2020 is fast coming to a close. This year has meant turmoil for everyone, a lot of people have been financially and emotionally impacted by this pandemic, others have been luckier and just inconvenienced by this new normal. My family and I are looking forward to Christmas together and are hoping that nothing stops that from happening, that we all remain well and hoping that next year is better for everyone.
This time last year the BBC drama The Trial of Christine Keeler was about to air and our campaign to recognise that Chris should never had gone to prison was about to start. My life changed as I understood what Chris had asked me to do in her will: “To make sure that the truth is told about events of which I took part during my lifetime”.
Christine Keeler was not a prostitute and Christine Keeler was not a liar. Christine Keeler, and she would have hated me saying it, was a victim.
There are of course people who will say, “...but she was a liar, she lied on oath when she said two men did not witness a crime” but when those two men made it clear to Christine they wanted nothing to do with the police, when those two men washed their hands of any responsibility to help convict a man who had assaulted her, Christine had a terrible choice - either don’t mention the witnesses to the police or just don’t report the assault, those were her choices.
“Or just don’t report the assault” - and face yet another assault by Lucky Gordon, and next time it could be worse, what a terrible choice.

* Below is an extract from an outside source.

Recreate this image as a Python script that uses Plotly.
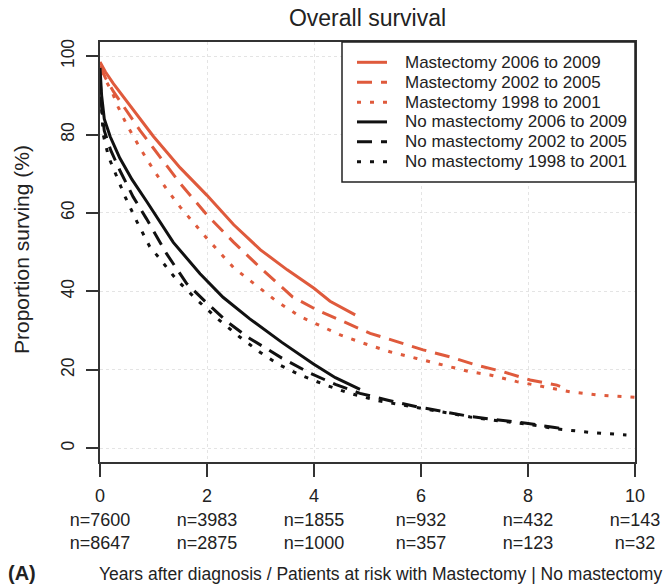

There is a story I was told recently by someone who interviewed one of the police officers who was there in 1963. When Christine was questioned in connection with Stephen Ward the ex-police officer said, “We knew Christine was a prostitute because at the end of the interview she took the uneaten sandwiches with her. That is something prostitutes do and that is how we knew”
If only she had left those sandwiches. Would our history be different today?
For some of us the world has changed a lot since 1963. Chris told me how they would eat a lot of vegetarian spaghetti bolognese, which was basically spaghetti and tinned tomatoes, and there were of course a lot of sandwiches. She saw an avocado in the early sixties and at the time she thought they looked like a very bad idea!
After the exhibition I went out with friends, including one of Christine’s old friends, Desmond Banks, and we had a few drinks, laughed together and had a glass of scotch, Christine’s favourite tipple. Thanks to the pandemic that would have been one of the last times I was out with friends.
This website was published and lots of you sent kind messages and still do. A lawyer, James Harbridge, made contact and offered to help with Christine’s pardon, pro bono, and with lots of hard work he took a campaign page on a website and turned it into a legal document and so much more.
Felicity Gerry QC has taken on the fight pro bono and by the end of 2020 I feel we have a chance of correcting a part of history, telling that ‘truth’ that Christine talked about in her will.
2020 has had its downs, but it’s had some ups.
Merry Christmas everybody, may you love and may you be loved too.